What Silverstein Knew — And When He Knew It
Knowledge Timeline
The following timeline establishes the sequence of Silverstein's actual and constructive knowledge. Each item represents a fact he either personally received, was present to observe, or was legally required to know as lead counsel.
DAY ONE
Initial Contact
Gasio appeared pro se at Silverstein's office. Silverstein reviewed the case materials presented. By his own office's account he stated he "wouldn't want to represent that person" — indicating he assessed the evidence and recognized its strength. If he then contacted Tran's counsel network to flag the case, that communication is relevant. Either way: he saw the case on Day One.
PRE-TRIAL
Discovery Phase
Silverstein received 200+ emails and communications via courier delivery establishing: (1) the cashier's check was tendered during the cure window; (2) Hanson Le had knowledge of and access to payment; (3) rent was wired to a personal Wells Fargo account not belonging to Tran; (4) the operative lease rate was $5,000, not $5,350.
PRE-TRIAL
Video Delivery
A 15-minute video was personally delivered to Silverstein by courier documenting the fraud evidence. He received it. He watched it or chose not to watch it. Either constitutes actual or willful ignorance of exculpatory evidence he was legally required to disclose if material to the proceedings.
AT TRIAL
Lease Contract
The lease contract was introduced into evidence in court. The lease showed rent of $5,000/month. Silverstein was present. The 3-Day Notice his client filed stated $5,350. Gasio raised the discrepancy on the record. Silverstein proceeded anyway on a notice he knew was overstated.
AT TRIAL
Closing Question
Silverstein's last question at trial was: "Did you cash the check?" This question is an admission of knowledge. He knew a check existed. He knew it hadn't been cashed. He knew the sealed cashier's check — still in Gasio's possession, never returned — was central to the fraud. He built his closing argument on a foundation he knew was false.
POST-TRIAL
Move-Out Demand
Silverstein directed or was present when Gasio was told in front of Tran to pay the full $14,548 move-out clearance bill — a document containing: an unsupported rent figure, legally impermissible attorney fees, and a family-entity invoice contradicted by a city inspector. He had the 200+ emails. He knew the check existed. He told Gasio to pay a fraudulent bill he knew to be false.
III.
Six Criminal Charge Grounds
Beyond Civil Malpractice
1
Extortion Under Color of Professional Authority
PC §519 · PC §524 · 18 U.S.C. §1951 (Hobbs Act)
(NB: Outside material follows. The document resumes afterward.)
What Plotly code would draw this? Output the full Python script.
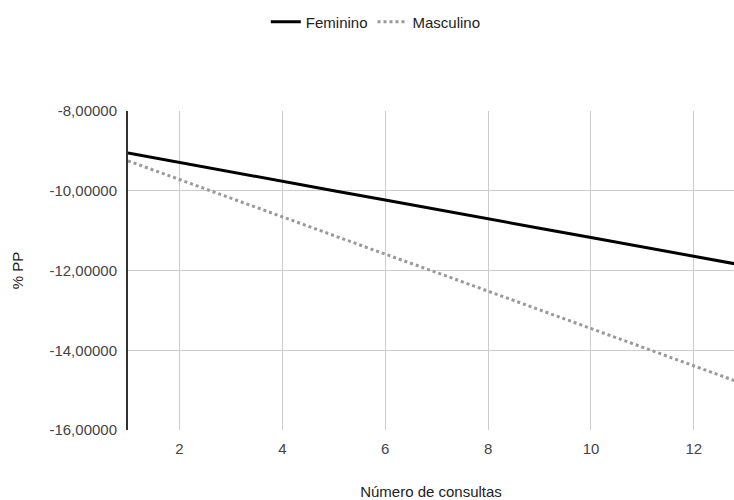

California Penal Code §519 defines extortion as obtaining property from another person through wrongful use of force or fear, including the threat of economic injury. PC §524 covers attempted extortion. The federal Hobbs Act (18 U.S.C. §1951) extends this to extortion affecting interstate commerce — which wire transfers and DocuSign envelope transmission satisfy.
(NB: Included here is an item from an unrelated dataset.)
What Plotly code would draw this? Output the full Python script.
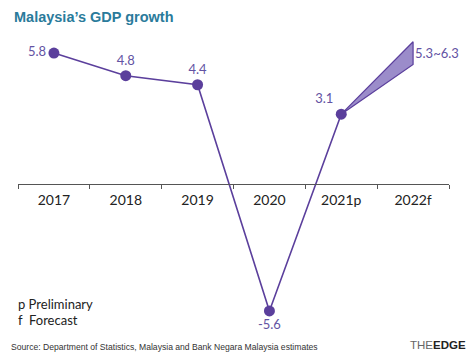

Silverstein, as opposing counsel present in court and at the post-trial meeting, directed or participated in communicating to Gasio that the full $14,548 clearance bill must be paid. At the time of this communication, Silverstein was in possession of or had constructive access to:
The 200+ email chain establishing Hanson Le had the payment funds
The Tran text: "old lease 5000 / new payment 5350" — proving the $10,833 rent charge was based on a non-operative rate
The sealed cashier's check — never returned, never cashed — proving the cure was tendered
The city inspector clearance — issued before the carpet invoice, contradicting the $7,837 claim
Using his authority as opposing counsel — an officer of the court — to demand payment of a bill he had reason to know was fraudulently constructed constitutes extortion under color of professional authority. The "color" element is satisfied by his bar license, his court officer status, and the implicit threat that non-payment would result in continued enforcement of a judgment he knew rested on a defective notice and fabricated evidence.
Key fact for investigators: Silverstein's last trial question was "Did you cash the check?" — proving he knew the check issue was central. Directing payment of the full clearance bill after asking that question is not oversight. It is a deliberate act.
2
Subornation of Perjury / Knowingly Presenting False Testimony
PC §127 · PC §118 · Rules of Prof. Conduct 3.3
California Penal Code §127 makes it a crime to willfully procure another person to commit perjury. Rule of Professional Conduct 3.3 separately prohibits an attorney from knowingly making false statements of fact to a tribunal or offering evidence the attorney knows to be false.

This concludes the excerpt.